Q: What inspired you to become president/CEO of the Foundation for Blood Research?
A: I joined the Foundation for Blood Research in 1996 as vice president for administration. After almost a decade in public service, working for many Maine governmental agencies and the governor’s office in the areas of health, welfare and regulation, I found the opportunity at Foundation for Blood Research to be a good fit for my interests and skills. FBR, like the Department of Health and Human Services, where I served as commissioner, served many of the same populations with laboratories for testing, research, programs for genetics and maternal health and opportunities to improve public health in Maine. The scientists at Foundation for Blood Research have been influential in developing testing for prenatal screening for neural tube defects that include Down Syndrome and spina bifida. FBR had a test to detect carriers of cystic fibrosis available within two years of the isolation of the CF gene in 1989 and enjoys a long history of helping with the diagnosis of autoimmune diseases, which include rheumatoid arthritis, lupus and Lyme disease.
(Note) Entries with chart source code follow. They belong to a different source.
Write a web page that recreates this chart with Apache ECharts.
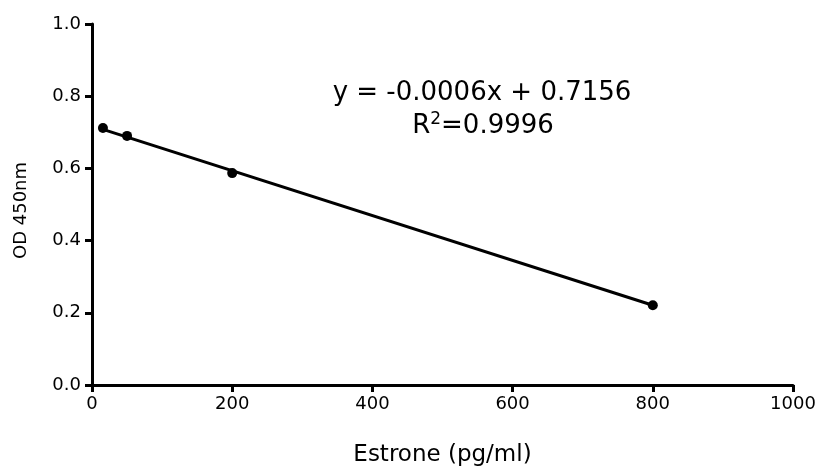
<!DOCTYPE html>
<html>
<head>
<meta charset="utf-8">
<script src="https://cdn.jsdelivr.net/npm/echarts@6/dist/echarts.min.js"></script>
<style>
html,body{margin:0;padding:0;background:#fff;}
#chart{width:818px;height:468px;}
</style>
</head>
<body>
<div id="chart"></div>
<script>
// Data
var concentrations = [15.6, 50, 200, 800];
var odValues = [0.712, 0.690, 0.587, 0.221];
var fitX = [15.6, 800];
var fitY = [0.708, 0.221];
var xTicks = [0, 200, 400, 600, 800, 1000];
var yTicks = [0.0, 0.2, 0.4, 0.6, 0.8, 1.0];
var equationText = 'y = -0.0006x + 0.7156';
var r2Value = '0.9996';
var xTitle = 'Estrone (pg/ml)';
var yTitle = 'OD 450nm';

var FONT = 'DejaVu Sans';
var chart = echarts.init(document.getElementById('chart'));
var option = {
  animation: false,
  backgroundColor: '#fff',
  grid: {left: 92, right: 25, top: 24, bottom: 83, containLabel: false, outerBoundsMode: 'none'},
  xAxis: {
    type: 'value', min: xTicks[0], max: xTicks[xTicks.length - 1], interval: 200,
    name: xTitle, nameLocation: 'middle', nameGap: 59,
    nameTextStyle: {fontFamily: FONT, fontSize: 23, color: '#000'},
    axisLine: {show: true, onZero: false, lineStyle: {color: '#000', width: 3}},
    axisTick: {show: true, inside: false, length: 7, lineStyle: {color: '#000', width: 3}},
    axisLabel: {fontFamily: FONT, fontSize: 18, color: '#000', margin: 10,
      formatter: function (v) { return String(v); }},
    splitLine: {show: false}
  },
  yAxis: {
    type: 'value', min: yTicks[0], max: yTicks[yTicks.length - 1], interval: 0.2,
    name: yTitle, nameLocation: 'middle', nameGap: 62, nameRotate: 90,
    nameTextStyle: {fontFamily: FONT, fontSize: 18, color: '#000', padding: [0, 12, 0, 0]},
    axisLine: {show: true, onZero: false, lineStyle: {color: '#000', width: 3}},
    axisTick: {show: true, inside: false, length: 7, lineStyle: {color: '#000', width: 3}},
    axisLabel: {fontFamily: FONT, fontSize: 18, color: '#000', margin: 11,
      formatter: function (v) { return v.toFixed(1); }},
    splitLine: {show: false}
  },
  series: [
    {
      type: 'line',
      data: fitX.map(function (x, i) { return [x, fitY[i]]; }),
      showSymbol: false, symbol: 'none',
      lineStyle: {color: '#000', width: 3},
      silent: true, z: 2
    },
    {
      type: 'scatter',
      data: concentrations.map(function (x, i) { return [x, odValues[i]]; }),
      symbol: 'circle', symbolSize: 10,
      itemStyle: {color: '#000', opacity: 1},
      z: 3
    }
  ],
  graphic: [
    {
      type: 'text',
      x: 482, y: 93,
      style: {text: equationText, font: '26px "DejaVu Sans"', fill: '#000', align: 'center', verticalAlign: 'middle'}
    },
    {
      type: 'text',
      x: 483, y: 126,
      style: {
        text: '{b|R}{s|2}{b|=' + r2Value + '}',
        align: 'center', verticalAlign: 'middle',
        rich: {
          b: {fontFamily: FONT, fontSize: 26, fill: '#000', color: '#000'},
          s: {fontFamily: FONT, fontSize: 17, fill: '#000', color: '#000', verticalAlign: 'top', padding: [0, 0, 12, 0]}
        }
      }
    }
  ]
};
chart.setOption(option);
</script>
</body>
</html>
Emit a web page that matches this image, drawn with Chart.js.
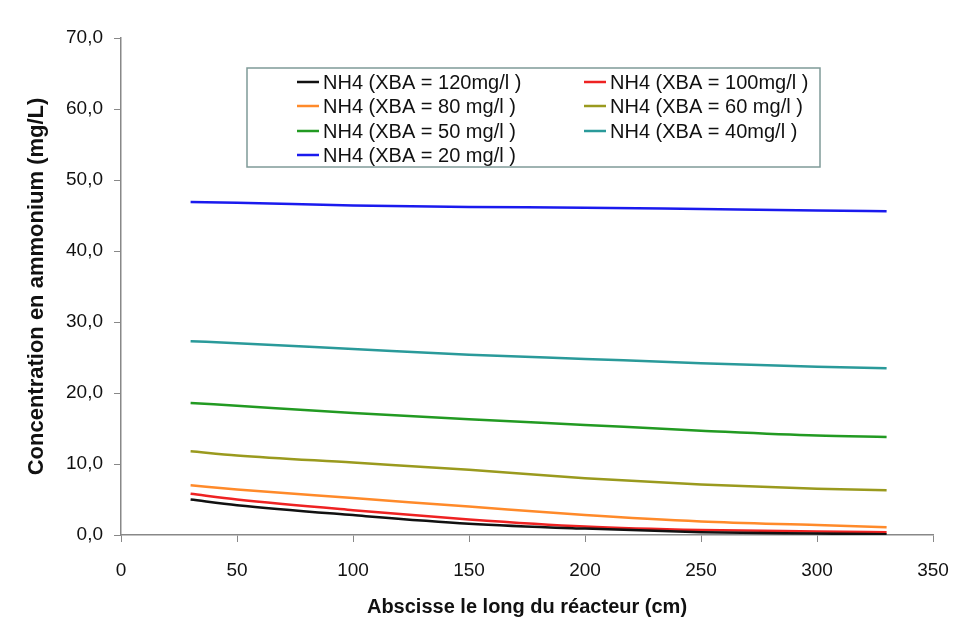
<!DOCTYPE html>
<html>
<head>
<meta charset="utf-8">
<script src="https://cdn.jsdelivr.net/npm/chart.js@4/dist/chart.umd.min.js"></script>
<style>
  html, body { margin: 0; padding: 0; background: #fff; }
  #wrap { width: 955px; height: 622px; }
</style>
</head>
<body>
<div id="wrap"><canvas id="myChart"></canvas></div>
<script>
const abscisse = [30, 50, 100, 150, 200, 250, 300, 330];

const xba120 = [5.0, 4.2, 2.8, 1.6, 0.9, 0.4, 0.2, 0.1];
const xba100 = [5.8, 5.0, 3.5, 2.2, 1.2, 0.7, 0.5, 0.4];
const xba80 = [7.0, 6.4, 5.2, 4.0, 2.8, 1.9, 1.4, 1.1];
const xba60 = [11.8, 11.2, 10.2, 9.2, 8.0, 7.1, 6.5, 6.3];
const xba50 = [18.6, 18.2, 17.2, 16.3, 15.5, 14.7, 14.0, 13.8];
const xba40 = [27.3, 27.0, 26.2, 25.4, 24.8, 24.2, 23.7, 23.5];
const xba20 = [46.9, 46.8, 46.4, 46.2, 46.1, 45.9, 45.7, 45.6];

const seriesNames = [
  'NH4 (XBA = 120mg/l )', 'NH4 (XBA = 100mg/l )',
  'NH4 (XBA = 80 mg/l )', 'NH4 (XBA = 60 mg/l )',
  'NH4 (XBA = 50 mg/l )', 'NH4 (XBA = 40mg/l )',
  'NH4 (XBA = 20 mg/l )'
];
const seriesColors = ['#111111', '#ee2222', '#ff8a2a', '#9a9a1e', '#229a22', '#2a9a9a', '#1a1aee'];
const seriesValues = [xba120, xba100, xba80, xba60, xba50, xba40, xba20];

const yTicks = [0, 10, 20, 30, 40, 50, 60, 70];

const FONT = '"Liberation Sans", Arial, sans-serif';

const datasets = seriesValues.map((vals, i) => ({
  label: seriesNames[i],
  data: vals.map((v, j) => ({ x: abscisse[j], y: v })),
  borderColor: seriesColors[i],
  backgroundColor: seriesColors[i],
  borderWidth: 2.5,
  pointRadius: 0,
  cubicInterpolationMode: 'monotone',
  fill: false
}));

// legend box drawn inside the plot, two columns like the original
const boxLegend = {
  id: 'boxLegend',
  afterDraw(chart) {
    const c = chart.ctx;
    c.save();
    c.fillStyle = '#fff';
    c.strokeStyle = '#7f9a98';
    c.lineWidth = 1.5;
    c.fillRect(247, 68, 573, 99);
    c.strokeRect(247, 68, 573, 99);
    c.font = '20px ' + FONT;
    c.textBaseline = 'middle';
    const rows = [82, 106, 131, 155];
    chart.data.datasets.forEach((ds, i) => {
      const col = i % 2;
      const y = rows[Math.floor(i / 2)];
      const lx = col === 0 ? 297 : 584;
      c.strokeStyle = ds.borderColor;
      c.lineWidth = 2.5;
      c.beginPath();
      c.moveTo(lx, y);
      c.lineTo(lx + 22, y);
      c.stroke();
      c.fillStyle = '#111';
      c.fillText(ds.label, lx + 26, y + 1);
    });
    c.restore();
  }
};

const ctx = document.getElementById('myChart');

new Chart(ctx, {
  type: 'line',
  data: { datasets: datasets },
  plugins: [boxLegend],
  options: {
    responsive: true,
    maintainAspectRatio: false,
    animation: false,
    layout: { padding: { top: 38, right: 22, left: 0, bottom: 0 } },
    plugins: {
      legend: { display: false },
      tooltip: { enabled: false }
    },
    scales: {
      x: {
        type: 'linear',
        min: 0,
        max: 350,
        afterFit: (s) => { s.height = 87; s.paddingRight = 0; s.paddingLeft = 0; },
        ticks: {
          stepSize: 50,
          padding: 17,
          color: '#111',
          font: { family: FONT, size: 19 },
          maxRotation: 0
        },
        grid: { drawOnChartArea: false, tickLength: 7, color: '#888' },
        border: { color: '#888', width: 1.5 },
        title: {
          display: true,
          text: 'Abscisse le long du réacteur (cm)',
          color: '#111',
          font: { family: FONT, size: 20, weight: 'bold' },
          padding: { top: 4, bottom: 3 }
        }
      },
      y: {
        min: 0,
        max: 70,
        afterFit: (s) => { s.width = 121; },
        afterBuildTicks: (s) => { s.ticks = yTicks.map(v => ({ value: v })); },
        ticks: {
          padding: 11,
          color: '#111',
          font: { family: FONT, size: 19 },
          callback: (v) => v.toFixed(1).replace('.', ',')
        },
        grid: { drawOnChartArea: false, tickLength: 7, color: '#888' },
        border: { color: '#888', width: 1.5 },
        title: {
          display: true,
          text: 'Concentration en ammonium (mg/L)',
          color: '#111',
          font: { family: FONT, size: 22, weight: 'bold' },
          padding: { top: 24, bottom: 4 }
        }
      }
    }
  }
});
</script>
</body>
</html>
Q: How did you get to where you are?
A: My first position in the STEM area was as Maine’s health careers coordinator, working with the problem of the mal-distribution of health personnel in Maine. At that time, the early 1970s, Maine’s colleges and universities did not offer many allied-health training programs.
Realizing that I wanted more education myself, I returned to school and got a B.S. in wducation, followed by a master’s degree in law and a law degree. My master’s focus was in environmental law, where I learned that many of the legal cases brought by groups like the Sierra Club focused on the consequences of the use of pesticides, polluted rivers and air pollution. The Clean Water and Clean Air Acts offered states an opportunity to improve the health of their citizens by joining the clean-up activities and promoting public health. I think my desire to improve public health was key to working in government and later joining a nonprofit institution that focuses on improvements in human health.
Q: Has your gender created any barriers to pursue your career?
A: Because I have spread my education and career over several years, years when more opportunities for women became available, I don’t believe there have been too many gender barriers for me. I was the first woman to become commissioner of the Department of Health and Human Services in the early ’90s and two women have followed. If I wanted to go after something, I never thought of gender being an issue for me.
Q: Are you optimistic about the future of women in STEM fields?
A: Absolutely. Young women are recognizing that it is a “myth” that they cannot compete in math and science. When my husband was in medical school in the 1960s there were three women in his class. When my daughter was in medical school, in the ’90s, 40 percent of her class was women and in some schools now more than 50 percent of the students are women. In one of Maine’s state agencies, the chief engineer is a woman and women are in top positions in several of the nation’s technology companies like Google and General Motors. But, the cultural problems related to women succeeding, which are not limited to STEM positions, still exists, even at Google.
Unfortunately, young women must be persistent and diligent in changing these numbers, get the degree, choose a company or companies that allow women to move to the top based on their skills instead of their gender, and over time women can make this change. Medicine is a STEM field where it has changed, and other fields will change with time. In the non-STEM world the legal profession was dominated by males until the past few decades and there are still some dinosaurs, like the insurance industry, with few women at the top. But, those of us who have made it must remember it is our responsibility to mentor young women to choose STEM fields whenever we can.